No Agendas Allowed: Tips for Better Brainstorming

Submitted by: PGi Blogger

We’ve all heard the best practices for creating a meeting: set an agenda, send Outlook invitations, arrive on time, end the meeting at the specified time, etc. These are valuable tips for typical, cookie-cutter business meetings but might be ineffective for thinking outside the box for creative brainstorming.

So what is collaboration, and why is an agenda its nemesis?

Collaboration is a meeting of minds ― taking ideas from multiple people (even if it’s only two of you) and working toward creating something NEW. What that “something” is all depends on who’s involved. Friends put their heads together over where to go on Saturday night. Family members negotiate where to celebrate the holidays. Spouses talk about what to make for dinner. As social beings, we’re in a constant state of collaboration. So why is it so difficult in a business setting? Answer: the agenda.

Assess your audience.

Ask yourself this series of questions about the people in your next meeting:

  1. How often do I talk to them when it’s not reserved in my Outlook calendar?
  2. How well do I know them outside of their job roles?
  3. Do we hush people who bring up topics not on the agenda?

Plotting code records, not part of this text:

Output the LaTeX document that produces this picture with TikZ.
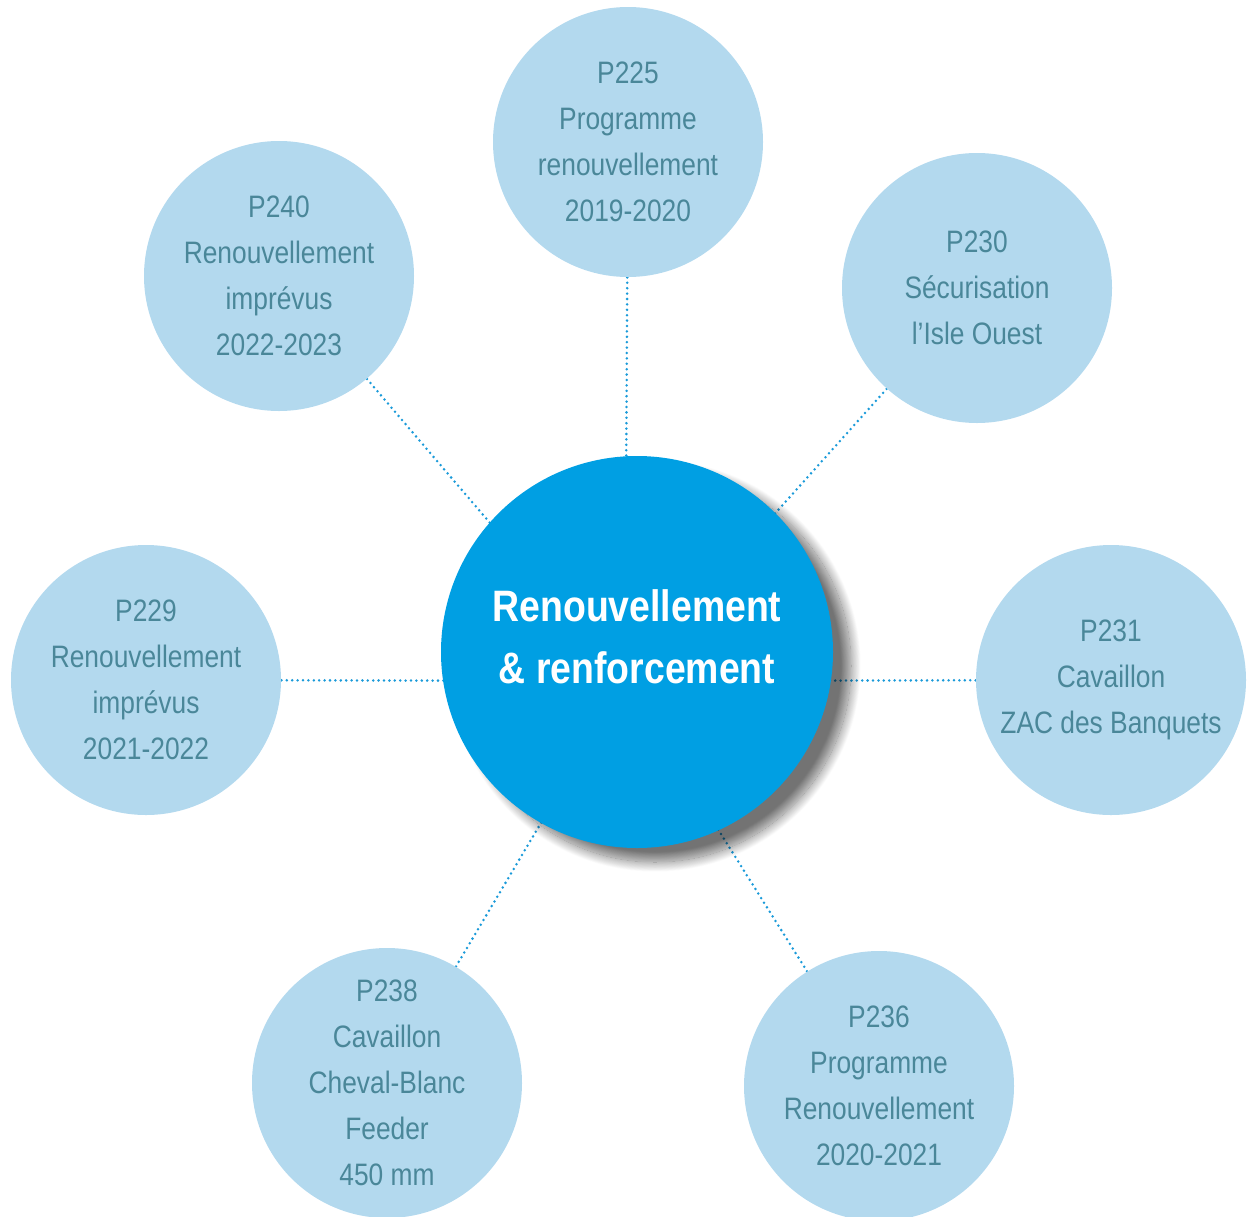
\documentclass[tikz,border=0pt]{standalone}
\usepackage{fontspec}
\newfontfamily\condsans{Liberation Sans}[FakeStretch=0.85]
\usepackage{tikz}
\usetikzlibrary{positioning,shadows.blur,backgrounds}
\definecolor{bubbleblue}{HTML}{B3D9EE}
\definecolor{bubbletext}{HTML}{4A8799}
\definecolor{hubblue}{HTML}{009FE3}
\definecolor{linkblue}{HTML}{1A9AD9}

\begin{document}
\begin{tikzpicture}[x=0.5pt,y=-0.5pt,
    bubble/.style={circle,fill=bubbleblue,minimum size=135pt,inner sep=0pt,
        text=bubbletext,align=center,font=\condsans\fontsize{15.5}{23}\selectfont},
    hubdisc/.style={circle,fill=hubblue,minimum size=196pt,inner sep=0pt,
        blur shadow={shadow xshift=9pt,shadow yshift=-7pt,shadow blur radius=5pt,
            shadow blur steps=24,shadow opacity=55}},
    hubtext/.style={text=white,align=center,font=\condsans\bfseries\fontsize{22}{31}\selectfont},
    link/.style={linkblue,line width=1.4pt,line cap=round,dash pattern=on 0pt off 2.7pt}]
    \useasboundingbox (0,0) rectangle (1253,1216);
    % outer circles
    \node[bubble] (p225) at (628,142) {P225\\Programme\\renouvellement\\2019-2020};
    \node[bubble] (p230) at (977,288) {P230\\Sécurisation\\l’Isle Ouest};
    \node[bubble] (p231) at (1111,680) {P231\\Cavaillon\\ZAC des Banquets};
    \node[bubble] (p236) at (879,1086) {P236\\Programme\\Renouvellement\\2020-2021};
    \node[bubble] (p238) at (387,1083) {P238\\Cavaillon\\Cheval-Blanc\\Feeder\\450 mm};
    \node[bubble] (p229) at (146,680) {P229\\Renouvellement\\imprévus\\2021-2022};
    \node[bubble] (p240) at (279,276) {P240\\Renouvellement\\imprévus\\2022-2023};
    % centre
    \node[hubdisc] (ctr) at (637,652) {};
    \node[hubtext] (ctrtext) at (637,637) {Renouvellement\\\& renforcement};
    \coordinate (hub) at (625,681);
    \begin{scope}[on background layer]
        \foreach \p in {p225,p230,p231,p236,p238,p229,p240}
            \draw[link] (\p) -- (hub);
    \end{scope}
\end{tikzpicture}
\end{document}
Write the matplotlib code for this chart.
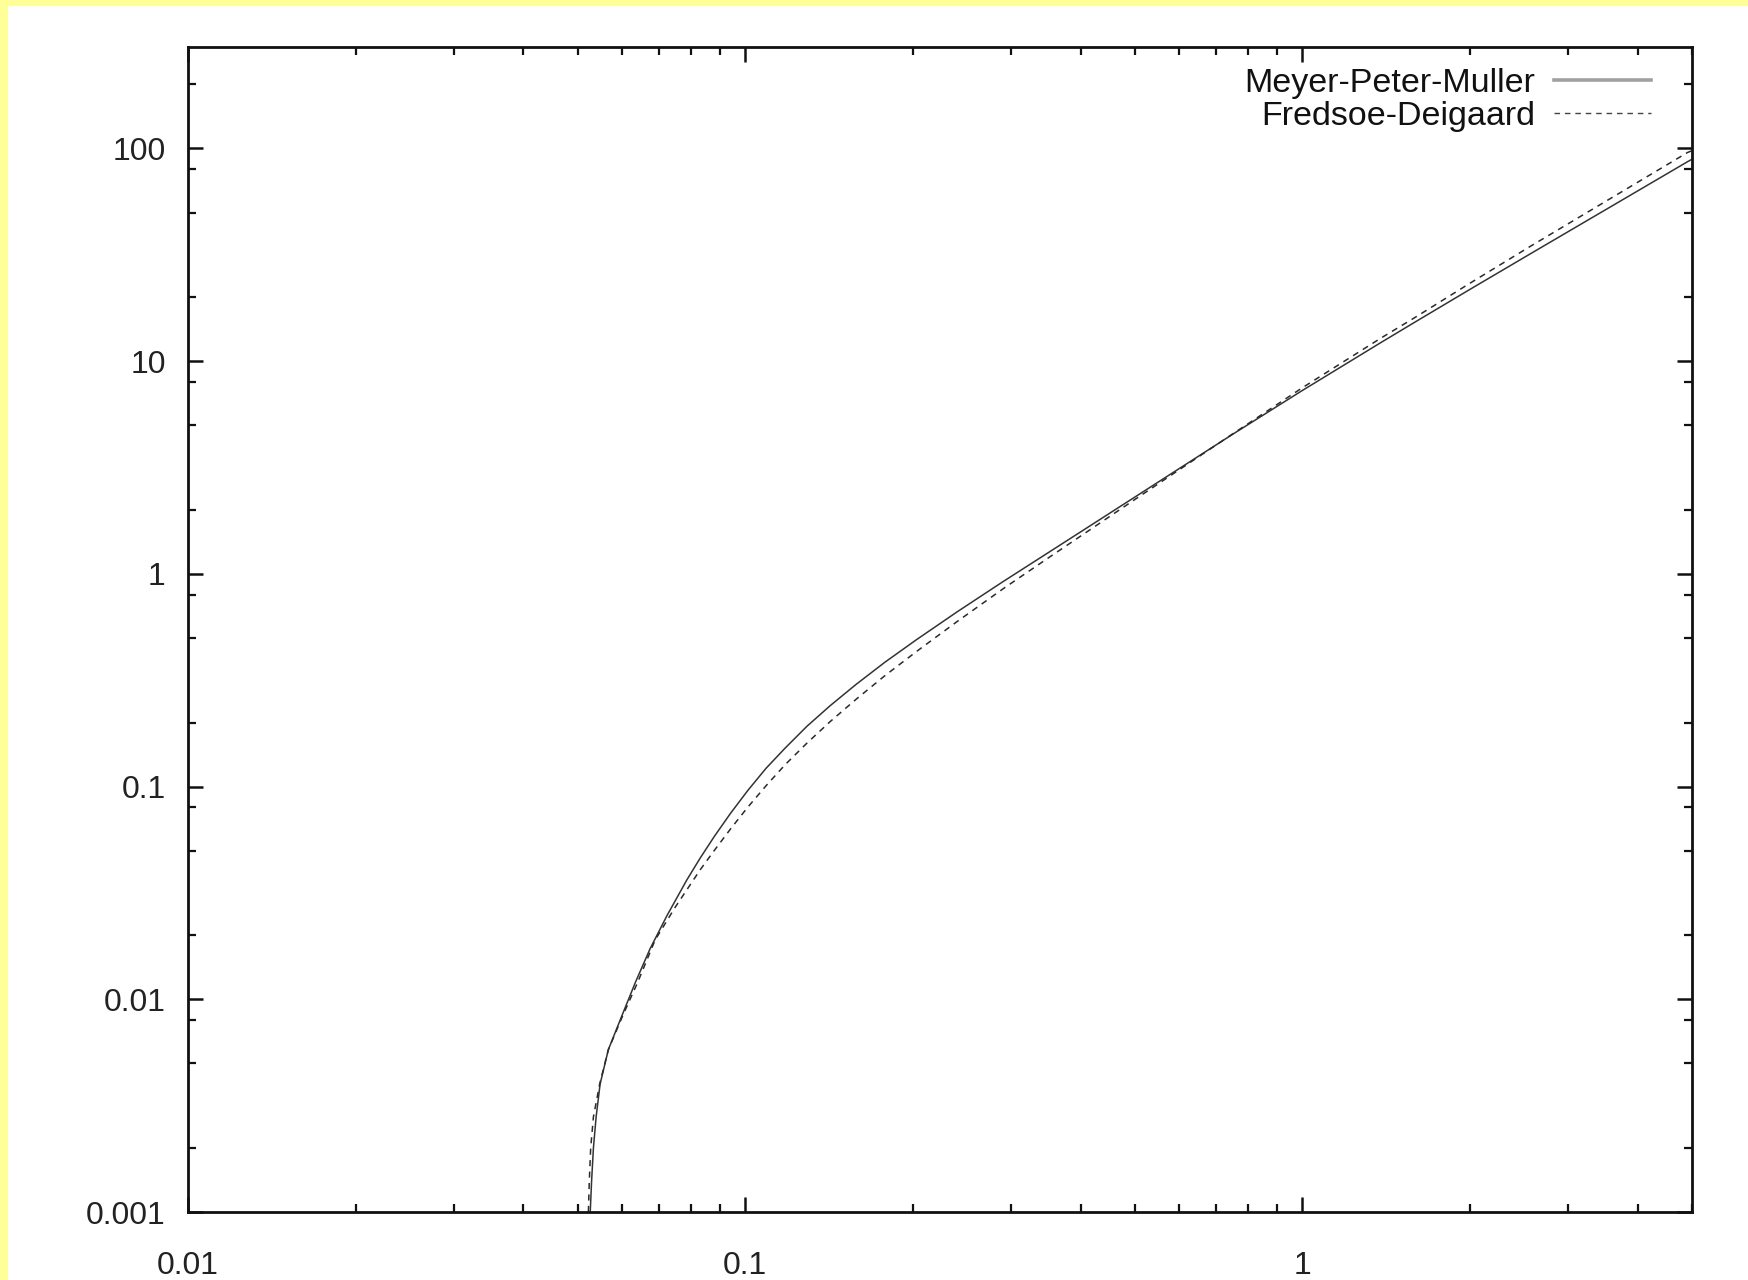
import matplotlib
matplotlib.use("Agg")
import matplotlib.pyplot as plt
from matplotlib.lines import Line2D
from matplotlib.patches import Rectangle
from matplotlib.ticker import LogLocator, FixedLocator, FixedFormatter, NullFormatter

# values (Shields parameter vs transport rate)
mpm_theta = [0.0527, 0.0530, 0.0534, 0.0540, 0.0549, 0.0568, 0.0601, 0.0635, 0.0675,
             0.0724, 0.0786, 0.0830, 0.0880, 0.0940, 0.1010, 0.1090, 0.1180, 0.1290,
             0.1420, 0.1580, 0.1780, 0.2030, 0.2400, 0.2900, 0.3500, 0.498, 0.752,
             1.0, 1.38, 1.607, 2.0, 2.565, 4.91, 5.0]
mpm_q = [0.0010, 0.0014, 0.0020, 0.0028, 0.0040, 0.0058, 0.0084, 0.0120, 0.0173,
         0.0248, 0.0365, 0.0461, 0.0583, 0.0746, 0.0957, 0.122, 0.152, 0.192,
         0.240, 0.302, 0.384, 0.491, 0.663, 0.919, 1.26, 2.28, 4.56,
         7.29, 12.2, 15.5, 21.8, 32.0, 86.7, 89.0]

fd_theta = [0.0523, 0.0525, 0.0528, 0.0534, 0.0548, 0.0568, 0.0603, 0.0641, 0.0689,
            0.0748, 0.0830, 0.0880, 0.0940, 0.1010, 0.1090, 0.1180, 0.1290, 0.1420,
            0.1580, 0.1780, 0.2030, 0.2400, 0.2900, 0.3500, 0.498, 0.752,
            1.0, 1.38, 1.607, 2.0, 2.565, 4.91, 5.0]
fd_q = [0.0010, 0.0014, 0.0020, 0.0028, 0.0040, 0.0058, 0.0084, 0.0120, 0.0190,
        0.0270, 0.0406, 0.0501, 0.0630, 0.0799, 0.101, 0.127, 0.160, 0.202,
        0.257, 0.332, 0.432, 0.597, 0.850, 1.19, 2.22, 4.58,
        7.51, 12.8, 16.3, 23.3, 34.7, 95.8, 97.6]

labels = ["Meyer-Peter-Muller", "Fredsoe-Deigaard"]
xticks = [0.01, 0.1, 1]
xtick_labels = ["0.01", "0.1", "1"]
yticks = [0.001, 0.01, 0.1, 1, 10, 100]
ytick_labels = ["0.001", "0.01", "0.1", "1", "10", "100"]

W, H = 1749, 1280
plt.rcParams['font.family'] = ['Liberation Sans', 'DejaVu Sans']

fig = plt.figure(figsize=(W / 100, H / 100), dpi=100)
fig.patch.set_facecolor("white")
# yellow slide edge on the left and top
fig.patches.append(Rectangle((0, 0), 7 / W, 1, transform=fig.transFigure,
                             color="#ffff99", zorder=0))
fig.patches.append(Rectangle((0, 1 - 5 / H), 1, 5 / H, transform=fig.transFigure,
                             color="#ffff99", zorder=0))

ax = fig.add_axes([188 / W, 1 - 1212 / H, (1692 - 188) / W, (1212 - 47) / H])
ax.set_xscale("log")
ax.set_yscale("log")
ax.set_xlim(0.01, 5)
ax.set_ylim(0.001, 300)

ax.plot(mpm_theta, mpm_q, color="#333333", lw=1.1, solid_joinstyle="round")
ax.plot(fd_theta, fd_q, color="#2a2a2a", lw=1.1, linestyle=(0, (4, 3.5)))

ax.xaxis.set_major_locator(FixedLocator(xticks))
ax.xaxis.set_major_formatter(FixedFormatter(xtick_labels))
ax.xaxis.set_minor_locator(LogLocator(base=10, subs=(2, 3, 4, 5, 6, 7, 8, 9)))
ax.xaxis.set_minor_formatter(NullFormatter())
ax.yaxis.set_major_locator(FixedLocator(yticks))
ax.yaxis.set_major_formatter(FixedFormatter(ytick_labels))
ax.yaxis.set_minor_locator(LogLocator(base=10, subs=(2, 5, 8)))
ax.yaxis.set_minor_formatter(NullFormatter())

for s in ax.spines.values():
    s.set_linewidth(2.0)
    s.set_color("#111111")
ax.tick_params(which="both", direction="in", top=True, right=True, color="#111111",
               labelsize=23, labelcolor="#222222")
ax.tick_params(which="major", length=11, width=1.8)
ax.tick_params(which="minor", length=6, width=1.6)
ax.tick_params(axis="x", which="major", pad=28)
ax.tick_params(axis="y", which="major", pad=16)

handles = [Line2D([], [], color="#a0a0a0", lw=2.6),
           Line2D([], [], color="#444444", lw=1.0, linestyle=(0, (4, 3.5)))]
ax.legend(handles, labels, loc="upper right", bbox_to_anchor=(0.9727, 0.982),
          markerfirst=False, frameon=False, fontsize=24.5, handlelength=2.85,
          handletextpad=0.55, borderaxespad=0, borderpad=0, labelspacing=0.05,
          labelcolor="#111111")

fig.savefig("out.png", dpi=100)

Why?
  4. Are we really changing anything or are we just along for the ride?

Don’t just show up – achieve something

What is the true goal of getting together? To get something done. Here are some tactics you can apply to help jumpstart your next meeting in a new, creative direction.

  1. Rally your teammates for an on-the-fly meeting (if you’re a virtual team, you can do this today using video meeting software) and ask them what they want to talk about.
  2. Instead of an agenda, email a one- to two-sentence note about the topic of your meeting.
  3. Hush! If you’re in a leadership role, let the awkward silences bring out communication between your team. (You never know – maybe you’ll find the next company thought leader who never got a word in edgewise …).
  4. Use social media to connect (a blog, Twitter or your company intranet) ― it’s perfect for creating personal connections and a happier working environment.
  5. Play a game, start a competition and reward others for thinking outside the box.

Collaboration in our private lives comes naturally. Applying effective methods in the workplace takes more flexibility and openness to embracing new ways of doing things. As the business world grows more global and more virtual, try bringing new technologies (and brainstorming freedom) into your daily working life.